"The stone rejected by the builders has become the cornerstone." Mt 21:43The scriptures are full of stories of intrigue and violence. Today we are presented with two of them, Joseph sold into slavery by his own brothers, and the son of the vineyard owner killed by the tenants. In Lent, of course, they are preparing us for Jesus' suffering and death, but there is also a telling reminder in the middle of today's gospel. When we see only with our eyes and "not by faith," we miss hugely important lessons.
Engineers and architects have been fascinated for centuries by the simple but elegant style and form of Roman arches. Strong today even after 2000 years, the arches are built with stones almost exactly the same in size, except for the capstone which allows the arch to stand freely and strongly. The capstone is chipped at and broken so that it fits perfectly between the others. Rejected as a a regular building stone because of its odd shape, it becomes the capstone only after it is hacked at and formed in a way that allows the rest to stand together. Our capstone, of course, is the Christ, who suffers so that the "arch" of God's kingdom can endure.
What a great lesson.
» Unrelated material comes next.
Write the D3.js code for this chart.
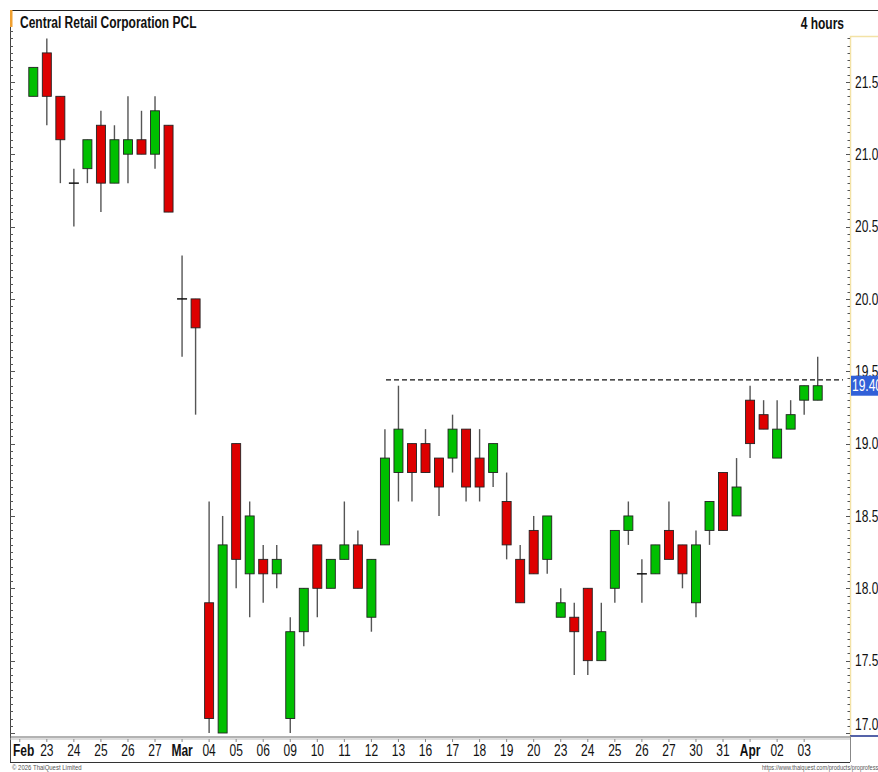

While suffering is one of the most difficult of human experiences to explain, understand and accept, it comes to us all. Joseph must have been overwhelmed with hurt and sorrow when his brothers, out of jealousy, sold him to the Ishmaelites for twenty pieces of silver. And the son of the vineyard owner in the gospel was killed, not because on anything he did, but simply because he was the messenger. Both Joseph and the owner's son remind us to reflect deeply about our own envies and jealousies. How often we "kill" others with words and rumors thinking we can advance our owns standing in the community, only to have the one attacked become a symbol of hope by her willingness to endure suffering for a greater good. Women and men like Joseph and the vineyard owner's son are capstones and Christ figures who challenge us to transformation through suffering.
Today, welcome the uncomfortable and confusing.
When has suffering in your own life helped you enter more deeply into the mystery of God's love?